I honestly thought Nvidia would buy VIA's x86 component. But apparently not. I don't know how they're going to navigate the patent minefield that is x86 hardware. And as much as people are shouting the second coming of ARM I honestly don't see it gaining enough mass for x86 to fall over. Nothing has been able to dethrone it, despite numerous architecture issues. The only real way is through virtualization, which is counterintuitive to the goals of the ARM camp.

But in reality, virtualization is the key to the future of using lower power devices. It is the only solution to the "nobody wants to type on a cellphone" problem and the bridge to wearable computing. Until we see WRAITH (Widely Redundant Application Instanced Thread Handling) added to the underlying OS stack people are going to be continued to be vexed by the problem of cellphones and netbooks bloating with features that eat power and cost more, file collections that get out of hand between multiple devices and are a pain to sync, and a desktop market that has no choice but to try reinvent itself as the "home server" but can't then justify expensive graphics, sound, LCDs, cases with pretty lights, or the cost over just an embedded platform with a lot of SATA connectors in a box.

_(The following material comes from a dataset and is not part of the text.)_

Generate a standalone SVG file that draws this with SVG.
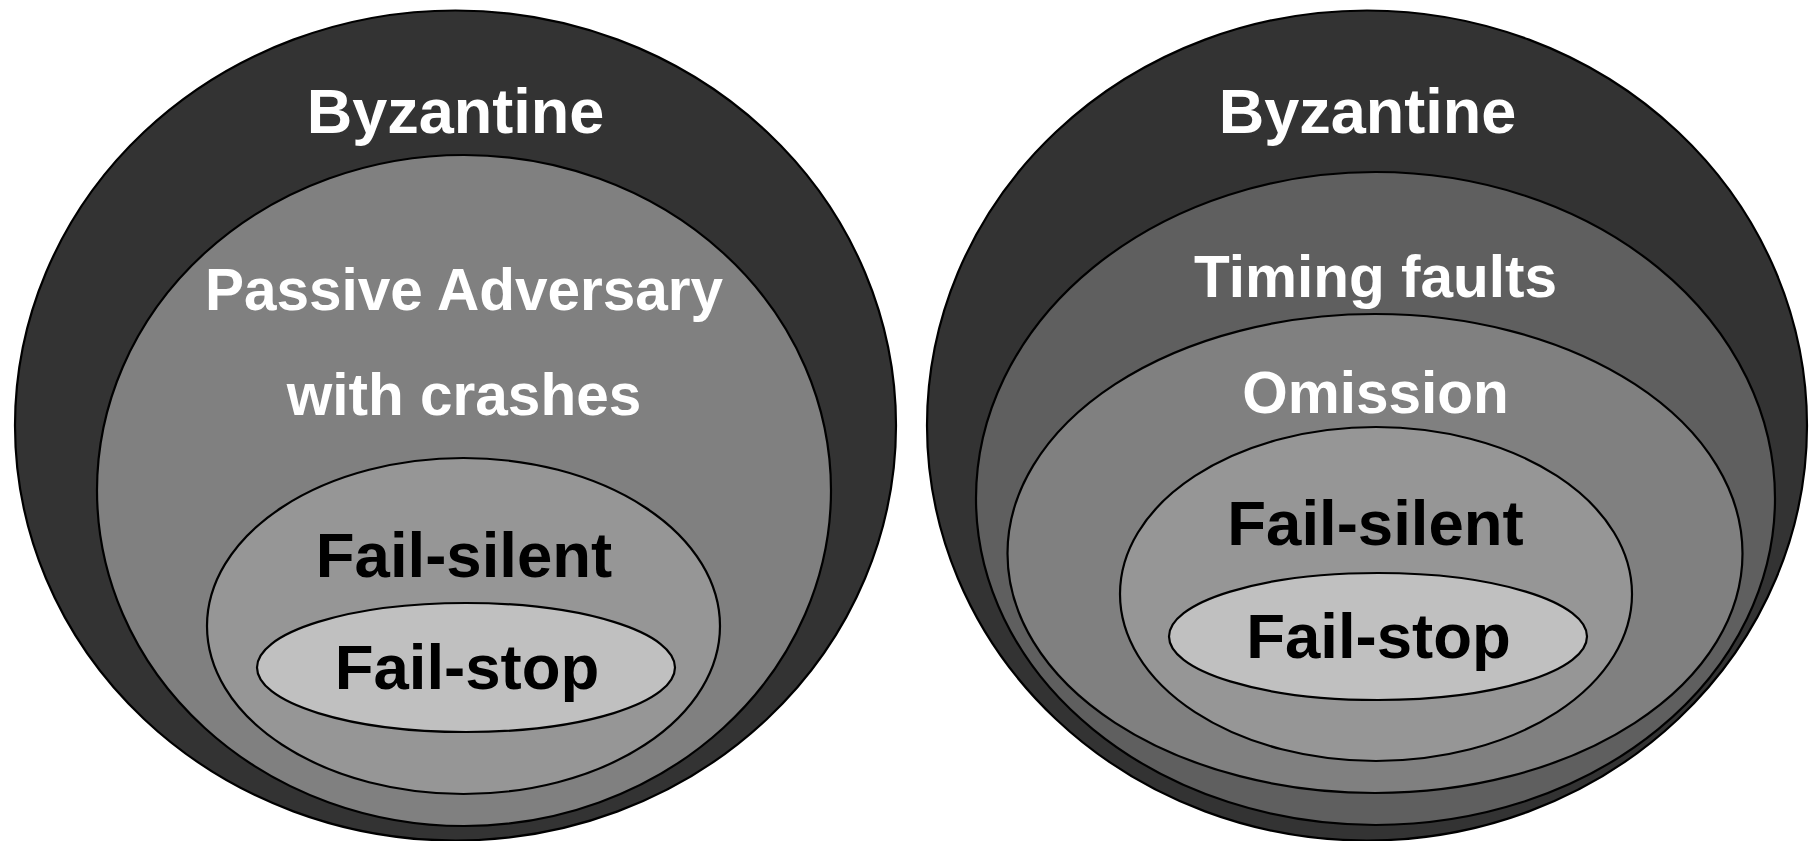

The solution is to virtualize the system such that the base platform is on the device the user carries most (cellphone), and dynamically incorporates more resources on the fly when available. This can mean things like running an app on a server and streaming its window via RDMA, or in reverse using the moble device as kind of like a login key that the desktop consults when it boots up so it knows what settings to load. Features like per-application state suspend and hibernate will be critical to handle issues like if my OS kernel is on my phone and I'm using my desktop to play a game on its local resources, if I suddenly get up and walk out of network range what happens to the game thread? What happens to my desktop session? Ideally we want the desktop to transition to the phone but the game to enter a hibernate state to disk so that I can reconnect to it later where I was, but someone else can use the desktop in the meantime. This is going to be a big challenge to do and requires redundant threading, presence detect, and hardware virtualization features on low-resource devices.

But it's a key step. We can't move to the next stage where my storage is in my pocket, the processor is on my arm, and the software-configurable multimode radio is head-mounted without dealing with the issue of "How do we handle the addition and subtraction of computing resources on the fly?" It has to be transparent and efficient.

I think Intel has figured this out and Larabee is more just another signpost on the road for them. What they want is x86 in everything, and that means it has to scale down (Atom) and go parallel (Larabee). The stuff they're doing with vPro and talked about at IDF where the chipset just presents the presence of a GPU like an instruction set extension (with no drivers or OS dependence) are hints to the puzzle.